▶ Goal
Your task is to retype, word for word, the lines from the start of the data through the line holding "minimum width=324pt, minimum". Do not include the pictures.
━━━━━ Collected data
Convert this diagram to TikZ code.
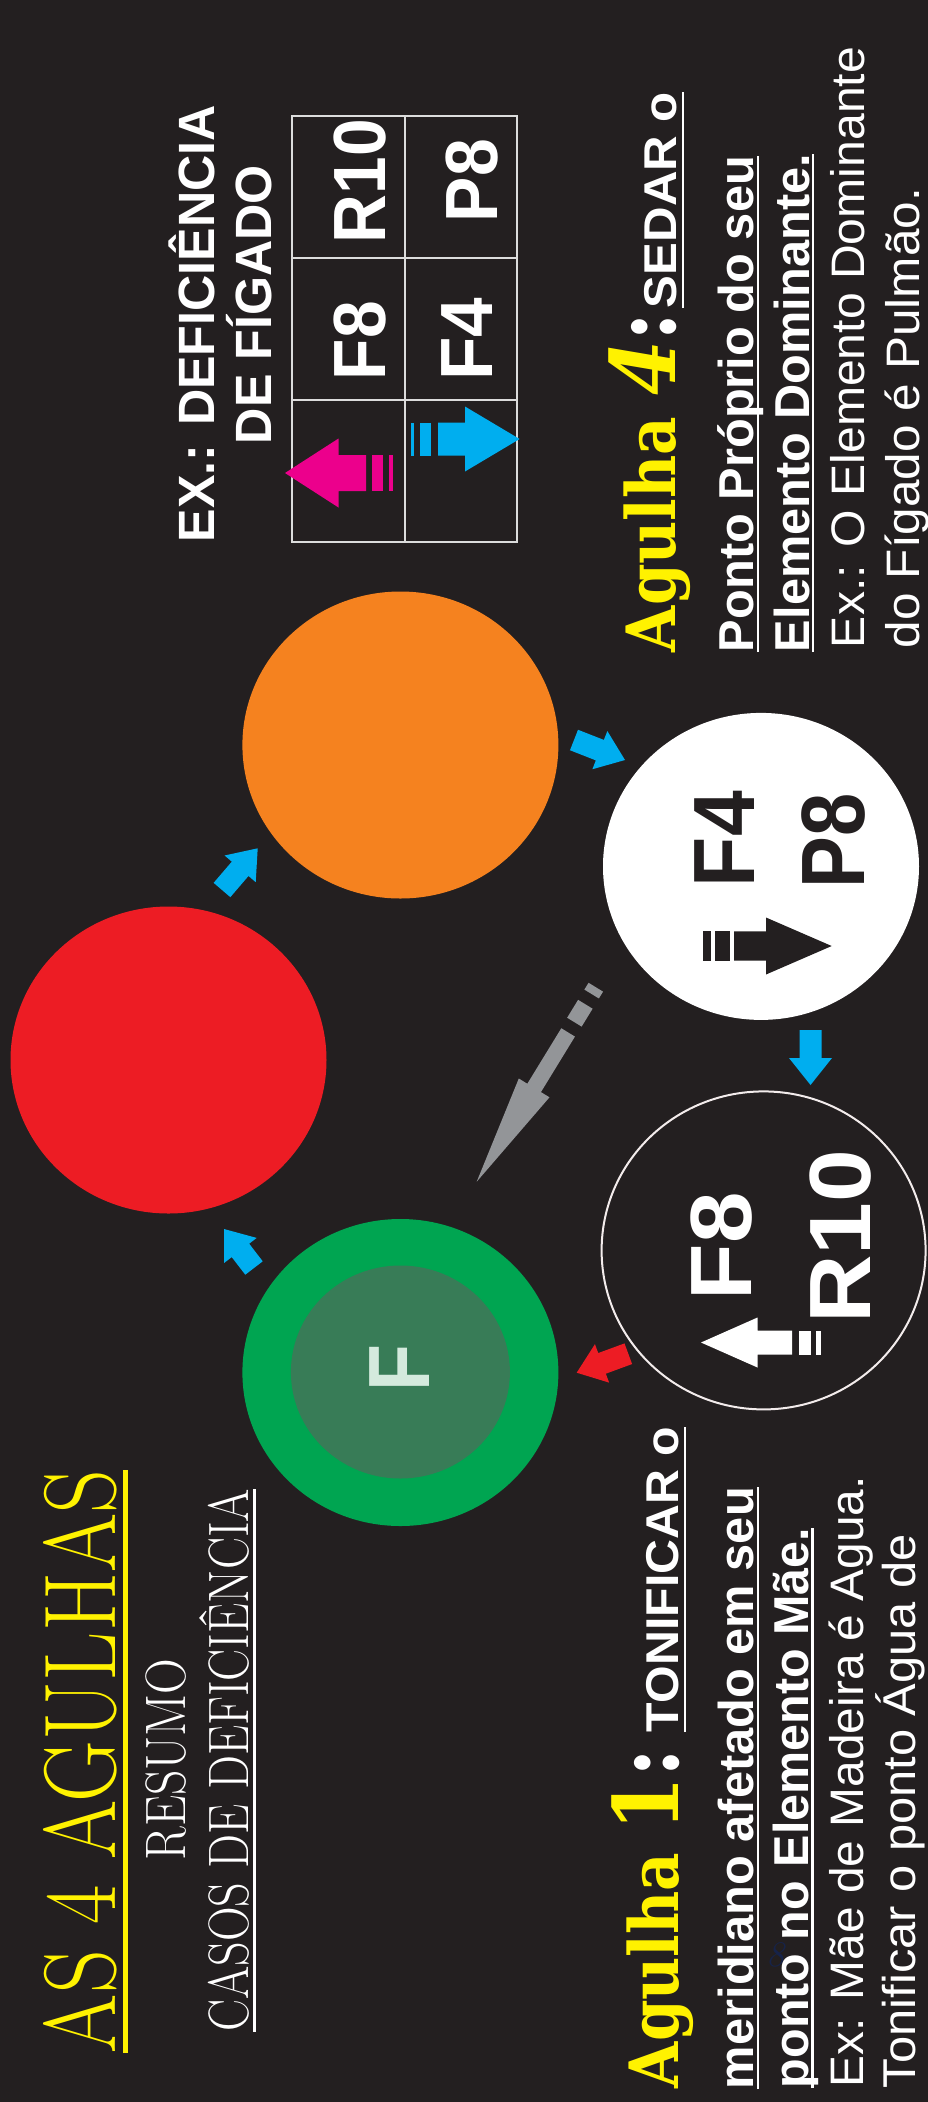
\documentclass[tikz,border=0pt]{standalone}
\usepackage{fontspec}
\usepackage{graphicx}
\usetikzlibrary{calc,shapes.geometric}
\newfontfamily\arial{Liberation Sans}
\newfontfamily\agfont{DejaVu Serif}
\definecolor{bg}{HTML}{231F20}
\definecolor{ygold}{HTML}{FFF200}
\definecolor{cred}{HTML}{ED1C24}
\definecolor{corange}{HTML}{F5821F}
\definecolor{cgreen}{HTML}{00A551}
\definecolor{cgreenin}{HTML}{387C57}
\definecolor{cfl}{HTML}{D4EADD}
\definecolor{cblue}{HTML}{00AEEF}
\definecolor{cpink}{HTML}{EC008C}
\definecolor{cgray}{HTML}{939598}
\definecolor{cnavy}{HTML}{16234A}
\definecolor{tline}{HTML}{DCDCDC}
\definecolor{ring}{HTML}{F3ECEC}
\newcommand\fitw[2]{\resizebox{#1}{\height}{#2}}
\newcommand\fs[1]{\fontsize{#1}{#1}\selectfont}
% arrow body: color, tail, tip, shaft start, shaft half width, head half width, head length
\newcommand\arrowpoly[7]{%
 \fill[#1] ($($(#2)!#4!(#3)$)!#5!90:(#3)$) -- ($($(#3)!#7!(#2)$)!#5!-90:(#2)$) -- ($($(#3)!#7!(#2)$)!#6!-90:(#2)$) -- (#3) -- ($($(#3)!#7!(#2)$)!#6!90:(#2)$) -- ($($(#3)!#7!(#2)$)!#5!90:(#2)$) -- ($($(#2)!#4!(#3)$)!#5!-90:(#3)$) -- cycle;}
% bar: color, tail, tip, from, to, half width
\newcommand\arrowbar[6]{%
 \fill[#1] ($($(#2)!#4!(#3)$)!#6!90:(#3)$) -- ($($(#2)!#5!(#3)$)!#6!90:(#3)$) -- ($($(#2)!#5!(#3)$)!#6!-90:(#3)$) -- ($($(#2)!#4!(#3)$)!#6!-90:(#3)$) -- cycle;}
\begin{document}
\begin{tikzpicture}[x=1pt,y=-1pt,
 txt/.style={rotate=90, anchor=base west, inner sep=0pt, outer sep=0pt},
 ul/.style={white, line width=2.6pt},
 circ/.style={ellipse, inner sep=0pt, minimum width=316pt, minimum height=307pt}]
\useasboundingbox (0,0) rectangle (928,2102);
\clip (0,0) rectangle (928,2102);
\fill[bg] (0,0) rectangle (928,2102);

% circles
\node[circ, fill=cred] (red) at (168.5,1060) {};
\node[circ, fill=corange] (orange) at (400.4,745) {};
\node[circ, fill=cgreen] (green) at (400.4,1372.5) {};
\node[ellipse, inner sep=0pt, minimum width=219pt, minimum height=213pt, fill=cgreenin] (greenin) at (400.4,1372) {};
\node[circ, fill=white] (white) at (761,866.4) {};
\node[ellipse, inner sep=0pt, minimum width=324pt, minimum height=318pt, draw=ring, line width=2pt, fill=bg] (outl) at (763.6,1250.4) {};

% circle texts
\node[txt, text=cfl] (fF) at (429,1391) {\fitw{47pt}{\arial\bfseries\fs{87}F}};
\node[txt, text=bg] (wF4) at (754.6,887) {\fitw{96pt}{\arial\bfseries\fs{87}F4}};
\node[txt, text=bg] (wP8) at (864,888) {\fitw{95pt}{\arial\bfseries\fs{90}P8}};
\node[txt, text=white] (oF8) at (751.5,1300.5) {\fitw{108pt}{\arial\bfseries\fs{87}F8}};
\node[txt, text=white] (oR10) at (870,1323.5) {\fitw{174pt}{\arial\bfseries\fs{87}R10}};

% needle icons in circles
\coordinate (bks) at (702.7,946);
\coordinate (bke) at (831.7,946);
\arrowbar{bg}{bks}{bke}{0pt}{8.3pt}{14.7pt}
\arrowbar{bg}{bks}{bke}{12.3pt}{27.3pt}{14.7pt}
\arrowpoly{bg}{bks}{bke}{31.3pt}{14.7pt}{28.5pt}{65.7pt}
\coordinate (wks) at (821,1342.5);
\coordinate (wke) at (701,1342.5);
\arrowbar{white}{wks}{wke}{0pt}{5pt}{12pt}
\arrowbar{white}{wks}{wke}{10pt}{22pt}{12pt}
\arrowpoly{white}{wks}{wke}{29pt}{12pt}{25pt}{56.5pt}

% connectors between circles
\coordinate (a1s) at (222,890);     \coordinate (a1e) at (257.7,848.3);
\coordinate (a2s) at (574,740);     \coordinate (a2e) at (625,760);
\coordinate (a3s) at (810.5,1030);  \coordinate (a3e) at (810.5,1085);
\coordinate (a4s) at (254,1268);    \coordinate (a4e) at (224,1229);
\coordinate (a5s) at (628.3,1353.7);\coordinate (a5e) at (576.7,1372.7);
\arrowpoly{cblue}{a1s}{a1e}{0pt}{11pt}{20.5pt}{27pt}
\arrowpoly{cblue}{a2s}{a2e}{0pt}{11pt}{20.5pt}{27pt}
\arrowpoly{cblue}{a3s}{a3e}{0pt}{11pt}{21.5pt}{27pt}
\arrowpoly{cblue}{a4s}{a4e}{0pt}{11pt}{20.5pt}{27pt}
\arrowpoly{cred}{a5s}{a5e}{0pt}{11pt}{20.5pt}{27pt}

% gray dashed arrow
\coordinate (gs) at (595.8,987.2);
\coordinate (ge) at (476.7,1181.7);
\arrowbar{cgray}{gs}{ge}{0pt}{8pt}{8.5pt}
\arrowbar{cgray}{gs}{ge}{20pt}{41pt}{8.5pt}
\arrowpoly{cgray}{gs}{ge}{53pt}{8pt}{18pt}{110pt}

% title block
\node[txt, text=ygold] (title) at (115.4,2053) {\fitw{583pt}{\fs{102}AS 4 AGULHAS}};
\draw[ygold, line width=4.5pt] ([xshift=10pt]title.base west) -- ([xshift=10pt]title.base east);
\node[txt, text=white] (resumo) at (185,1860.4) {\fitw{202pt}{\fs{57}RESUMO}};
\node[txt, text=white] (casos) at (248.3,2031.8) {\fitw{543pt}{\fs{57}CASOS DE DEFICIÊNCIA}};
\draw[white, line width=2.4pt] ([xshift=6pt]casos.base west) -- ([xshift=6pt]casos.base east);

% Agulha 1 block
\node[txt] (ag1) at (678.3,2088) {\fitw{340pt}{\agfont\bfseries\color{ygold}\fs{68}Agulha \fs{90}1\color{white}:}};
\node[txt, text=white] (ton) at (678.3,1732) {\fitw{305pt}{\arial\bfseries\fs{46}TONIFICAR o}};
\draw[ul] ([xshift=6.5pt]ton.base west) -- ([xshift=6.5pt]ton.base east);
\node[txt, text=white] (mer) at (753.3,2089) {\fitw{602pt}{\arial\bfseries\fs{49}meridiano afetado em seu}};
\draw[ul] ([xshift=4.8pt]mer.base west) -- ([xshift=4.8pt]mer.base east);
\node[txt, text=white] (pon) at (808.3,2088) {\fitw{560pt}{\arial\bfseries\fs{49}ponto no Elemento Mãe.}};
\draw[ul] ([xshift=4pt]pon.base west) -- ([xshift=4pt]pon.base east);
\node[text=cnavy, inner sep=0pt] (n8) at (775,1955) {\fs{36}\itshape 8};
\node[txt, text=white] (ex1) at (863.3,2087) {\fitw{611pt}{\arial\fs{47}Ex: Mãe de Madeira é Agua.}};
\node[txt, text=white] (ton2) at (915.5,2088) {\fitw{554pt}{\arial\fs{46}Tonificar o ponto Água de}};

% Agulha 4 block
\node[txt] (ag4) at (675,652) {\fitw{340pt}{\agfont\bfseries\color{ygold}\fs{68}Agulha \fs{90}\itshape 4\upshape\color{white}:}};
\node[txt, text=white] (sed) at (676,308) {\fitw{216pt}{\arial\bfseries\fs{46}SEDAR o}};
\draw[ul] ([xshift=7pt]sed.base west) -- ([xshift=7pt]sed.base east);
\node[txt, text=white] (ppr) at (753,652) {\fitw{496pt}{\arial\bfseries\fs{49}Ponto Próprio do seu}};
\draw[ul] ([xshift=5pt]ppr.base west) -- ([xshift=5pt]ppr.base east);
\node[txt, text=white] (eld) at (809,652) {\fitw{498pt}{\arial\bfseries\fs{49}Elemento Dominante.}};
\draw[ul] ([xshift=4pt]eld.base west) -- ([xshift=4pt]eld.base east);
\node[txt, text=white] (ex4) at (864.5,648) {\fitw{601pt}{\arial\fs{47}Ex.: O Elemento Dominante}};
\node[txt, text=white] (dof) at (919,648) {\fitw{460pt}{\arial\fs{47}do Fígado é Pulmão.}};

% example table
\node[txt, text=white] (exd) at (214.5,542) {\fitw{437pt}{\arial\bfseries\fs{51}EX.: DEFICIÊNCIA}};
\node[txt, text=white] (dfg) at (271.6,444) {\fitw{279pt}{\arial\bfseries\fs{51}DE FÍGADO}};
\draw[tline, line width=2pt] (292.4,116) rectangle (517.2,542);
\draw[tline, line width=2pt] (404.5,116) -- (404.5,542);
\draw[tline, line width=2pt] (292.4,258) -- (517.2,258);
\draw[tline, line width=2pt] (292.4,399.5) -- (517.2,399.5);
\node[txt, text=white] (tR10) at (385.7,243) {\fitw{124pt}{\arial\bfseries\fs{74}R10}};
\node[txt, text=white] (tF8) at (385.7,380) {\fitw{79pt}{\arial\bfseries\fs{74}F8}};
\node[txt, text=white] (tP8) at (497,222) {\fitw{83pt}{\arial\bfseries\fs{74}P8}};
\node[txt, text=white] (tF4) at (492.4,380.5) {\fitw{83pt}{\arial\bfseries\fs{74}F4}};
\coordinate (pks) at (393,473);
\coordinate (pke) at (285,473);
\arrowbar{cpink}{pks}{pke}{0pt}{4pt}{18pt}
\arrowbar{cpink}{pks}{pke}{10pt}{21pt}{18pt}
\arrowpoly{cpink}{pks}{pke}{27pt}{18pt}{34.5pt}{53.5pt}
\coordinate (cks) at (410.5,439);
\coordinate (cke) at (519.6,439);
\arrowbar{cblue}{cks}{cke}{0pt}{3.5pt}{16.5pt}
\arrowbar{cblue}{cks}{cke}{9.5pt}{20.5pt}{16.5pt}
\arrowpoly{cblue}{cks}{cke}{27.5pt}{16.5pt}{32.5pt}{54.6pt}
\end{tikzpicture}
\end{document}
━━━━━━━━━━
▶ Completed exercise
Convert this diagram to TikZ code.
\documentclass[tikz,border=0pt]{standalone}
\usepackage{fontspec}
\usepackage{graphicx}
\usetikzlibrary{calc,shapes.geometric}
\newfontfamily\arial{Liberation Sans}
\newfontfamily\agfont{DejaVu Serif}
\definecolor{bg}{HTML}{231F20}
\definecolor{ygold}{HTML}{FFF200}
\definecolor{cred}{HTML}{ED1C24}
\definecolor{corange}{HTML}{F5821F}
\definecolor{cgreen}{HTML}{00A551}
\definecolor{cgreenin}{HTML}{387C57}
\definecolor{cfl}{HTML}{D4EADD}
\definecolor{cblue}{HTML}{00AEEF}
\definecolor{cpink}{HTML}{EC008C}
\definecolor{cgray}{HTML}{939598}
\definecolor{cnavy}{HTML}{16234A}
\definecolor{tline}{HTML}{DCDCDC}
\definecolor{ring}{HTML}{F3ECEC}
\newcommand\fitw[2]{\resizebox{#1}{\height}{#2}}
\newcommand\fs[1]{\fontsize{#1}{#1}\selectfont}
% arrow body: color, tail, tip, shaft start, shaft half width, head half width, head length
\newcommand\arrowpoly[7]{%
 \fill[#1] ($($(#2)!#4!(#3)$)!#5!90:(#3)$) -- ($($(#3)!#7!(#2)$)!#5!-90:(#2)$) -- ($($(#3)!#7!(#2)$)!#6!-90:(#2)$) -- (#3) -- ($($(#3)!#7!(#2)$)!#6!90:(#2)$) -- ($($(#3)!#7!(#2)$)!#5!90:(#2)$) -- ($($(#2)!#4!(#3)$)!#5!-90:(#3)$) -- cycle;}
% bar: color, tail, tip, from, to, half width
\newcommand\arrowbar[6]{%
 \fill[#1] ($($(#2)!#4!(#3)$)!#6!90:(#3)$) -- ($($(#2)!#5!(#3)$)!#6!90:(#3)$) -- ($($(#2)!#5!(#3)$)!#6!-90:(#3)$) -- ($($(#2)!#4!(#3)$)!#6!-90:(#3)$) -- cycle;}
\begin{document}
\begin{tikzpicture}[x=1pt,y=-1pt,
 txt/.style={rotate=90, anchor=base west, inner sep=0pt, outer sep=0pt},
 ul/.style={white, line width=2.6pt},
 circ/.style={ellipse, inner sep=0pt, minimum width=316pt, minimum height=307pt}]
\useasboundingbox (0,0) rectangle (928,2102);
\clip (0,0) rectangle (928,2102);
\fill[bg] (0,0) rectangle (928,2102);

% circles
\node[circ, fill=cred] (red) at (168.5,1060) {};
\node[circ, fill=corange] (orange) at (400.4,745) {};
\node[circ, fill=cgreen] (green) at (400.4,1372.5) {};
\node[ellipse, inner sep=0pt, minimum width=219pt, minimum height=213pt, fill=cgreenin] (greenin) at (400.4,1372) {};
\node[circ, fill=white] (white) at (761,866.4) {};
\node[ellipse, inner sep=0pt, minimum width=324pt, minimum height=318pt, draw=ring, line width=2pt, fill=bg] (outl) at (763.6,1250.4) {};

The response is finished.